I went through five years of a downward health trajectory. Initially I was distressed by the chronic pain and uncertainty, and blamed myself for not taking better care of myself. But when I learned to pause, face the fear and grief, and hold my own suffering with tenderness, I discovered the boundless heart of compassion. Opening to my own vulnerability allowed me to be touched more deeply by the reality of others’ suffering and, over time, to include widening circles of beings in a space of genuine care.

Do you see faith as an endless source of strength, or does it have seasons – moments when even the deepest well runs low?

Faith can sometimes feel out of reach because we humans are deeply conditioned to feel separate and vulnerable, and to perceive that “something is wrong.” Yet we also carry the evolutionary capacity to realize our belonging, our oneness, and to trust, in the deepest sense, that “all is well.”

Through our lives there may be seasons of doubt and fear, times when we are caught in the perception of a separate and threatened self. But the capacity for faith – for trusting reality – is always within us, and it can be nurtured so that remembrance arises in more and more moments.

We nurture faith by bringing a courageous unconditional presence to the life that is here.
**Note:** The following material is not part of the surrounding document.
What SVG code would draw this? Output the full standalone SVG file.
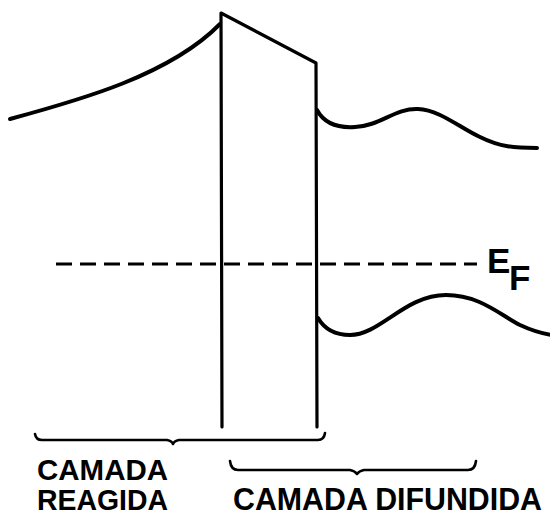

We nurture faith by engaging honestly and intimately with others, and by serving others. And we nurture it by consciously turning toward the beauty, goodness, love, and mystery that hold our lives.

If you could revisit one moment in your life with the awareness you have now, which would it be?

I can’t think of one particular moment. What comes to mind are the many moments when I saw and reacted to the masks—the surface expressions of others – and forgot the intrinsic goodness, the love and awareness that are our shared belonging.

Do we ever truly overcome our losses, or do we simply grow around them and learn to carry their weight differently?

If we meet loss with a full and intimate presence, we discover that at the center of grief is a timeless love. While the sorrow may remain throughout a lifetime, like waves moving through the sea, it no longer defines or takes over our life. Instead, we learn to hold our sorrow with great tenderness.

How do we recognize the moment when altruism stops being compassion and starts becoming self‑erasure?

Altruism becomes self-erasure when, in trying to care for others, we lose contact with our own inner life. Compassion is rooted in presence – it allows us to remain connected to our own heart and a space of equanimity, even as we respond to another’s suffering. But when helping becomes driven by fear, guilt, or the need to earn love or approval, there is a quiet abandoning of oneself.

Paradoxically, the more deeply we inhabit our own being, the more authentic and sustaining our care for others becomes. Real compassion is never based on disappearing; it arises from belonging to life, ourselves included.